BTW who is your gynae? Dr Kowa?
 
Hi Linda. Forgot to ask you how much does Dr Kowa charge for his consultation? My mom used to go to him for her annual checkup but later on found out that it's much cheaper to go to a GP. She also commented that Dr Kowa seems nice. I'm thinking of going to him for my genetic testing.
 
hi gals,

did my d&amp;c this morning. although i was all prepared for it but when the doc confirmed he'll hv to do the wash out, i couldn't help but cry. but managed to stay calm when preparing for the d&amp;c.

came bk and slept the whole afternoon. only wake up to eat something.

may i ask if u hv much bleeding after d&amp;c? my bleeding since nite time is quite minimal. n i hv slight pain on my rt side once awhile. bearable but it's not like cramps. is this normal/ok?

and is it ok to take bird's nest?

did blood tests and sperm test today too. chop chop everything done today. didn't ask the doc much today. well, wait for results and see how things r.

silk, may i ask wat kind of genetic test u'll be doing? i didn't ask doc but when he asked if we wanna do testings today, we say yes. but all he took was blood fr me and hubby did sperm test. i think all the gynaes do the tests through some lab. so maybe u can go bk to ur gynae? or he recommend someone?

hope everyone will hv a gd hol break during cny.
 
Hi Millie,

do take care. After my d&amp;c, I think I had menses like bleeding for about 1 week and then spotting for 1-2 more weeks. After that, the menses came about 4-5 week later.

I think during this period, it is important to take more 'warm' food and not 'liang' food. Cos mine happened at a later stage, I did a full confinement. That means, I eat all the sesame and ginger food. I also rest a lot more, cos my mum says that it will help the uterus get to back to shape.

Take care!

folic
 
Dear Millie,

Hope you are able to rest well, despite the busy CNY...physically you may be fine but emotionally you may need to 'breathe' for a while, amidst all the festivities. Take some time off for yourself k?

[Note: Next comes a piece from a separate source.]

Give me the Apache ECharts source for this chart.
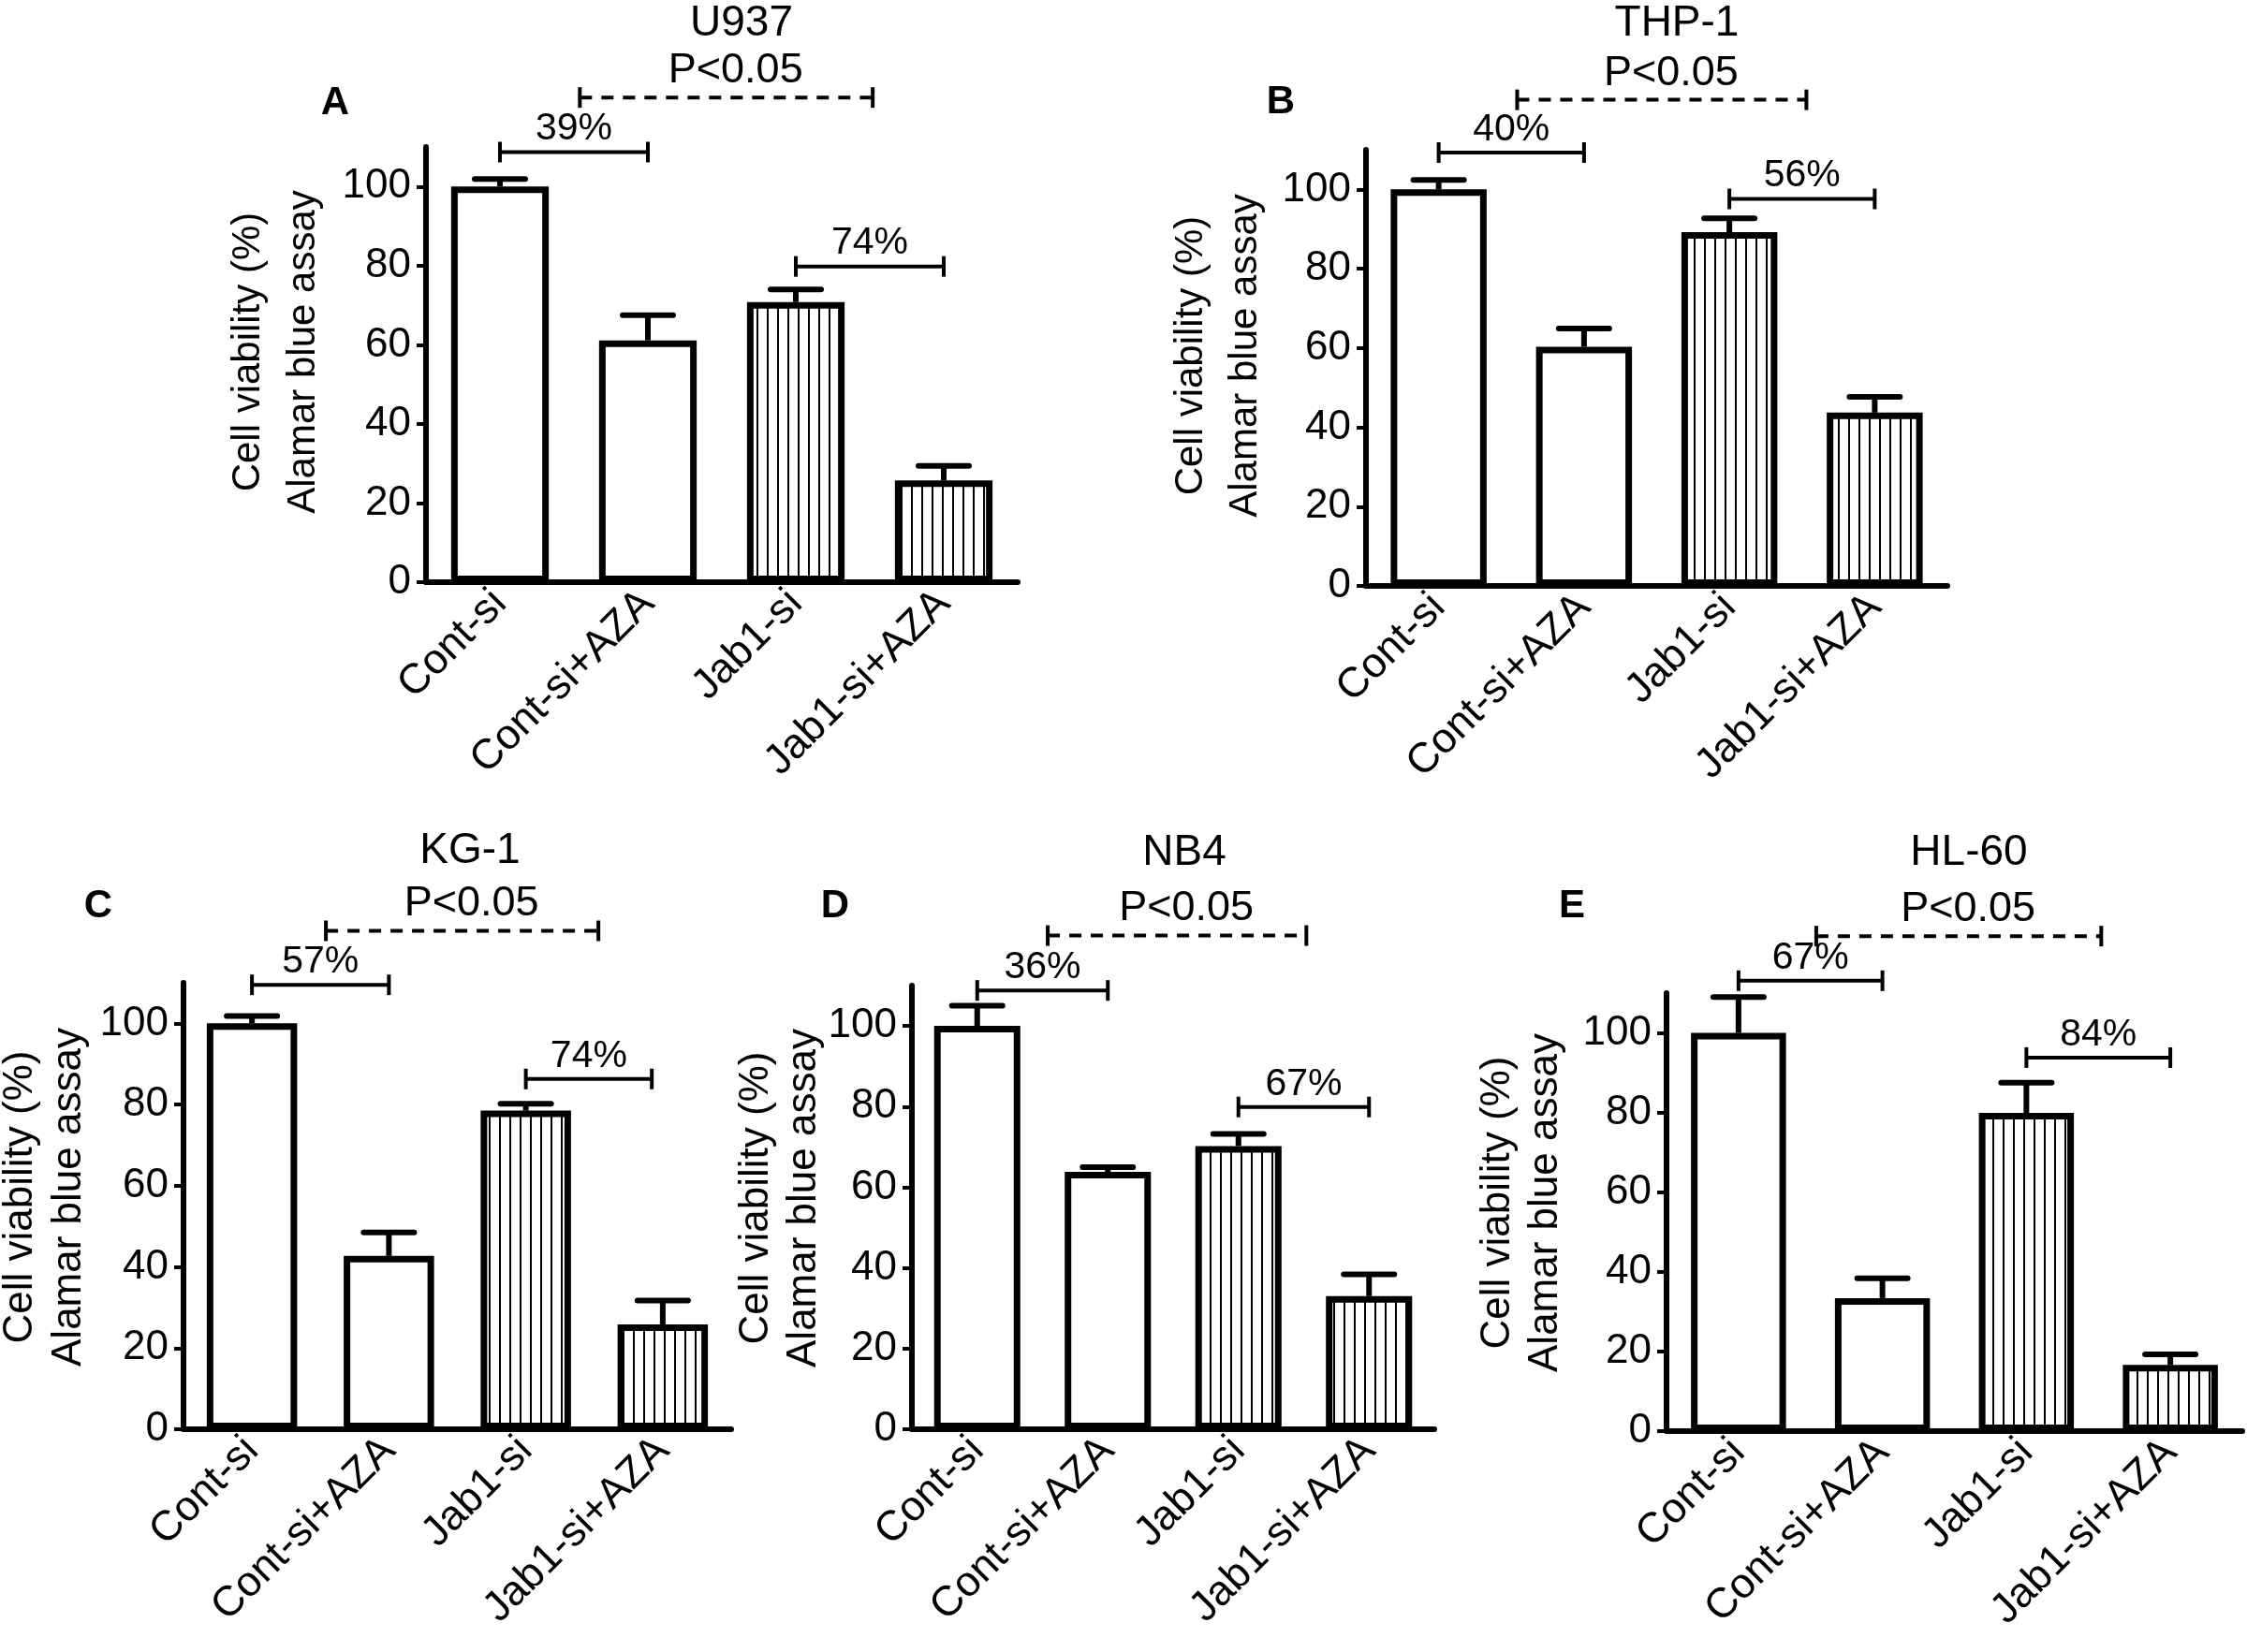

Like Folic, I bled for about a week, then slight spotting for about another week after that. Only the first 2 days was quite a lot of blood but after that wasn't much at all. But jus had to keep wearing a thin pad/panty liner cos kept spotting. After the nurse woke me up to go home, i realised I'd stained the whole bed! So embarrassing. They tied a pad around my waist (the old kind...super thick one) but while I was sleeping I must have moved quite a bit cos it was out of place when i woke up.

Cramps are normal, my gynae warned me that i may get slight cramps, so he gave me some painkillers in case, but in the end I didn't have any so didn't take them. As long as no severe or prolonged cramps it's normal.

I don't know about the different kinds of food, but I know my MIL kept feeding me with liver. and the night before my d&amp;c we were celebrating my hubby's birthday and my sis asked me to order lamb (red meat). Guess liver is rich in iron which replenishes the blood loss?? I dunno...i just eat whatever.

Hope your tests will be fine, and more importantly will help to make things a little clearer. God bless you and take care.
 


hi millie,
i only spot for a week. do not have menses like bleeding leh.

do take care..i think you can eat anything as long as not too liang lor...bird nest is ok.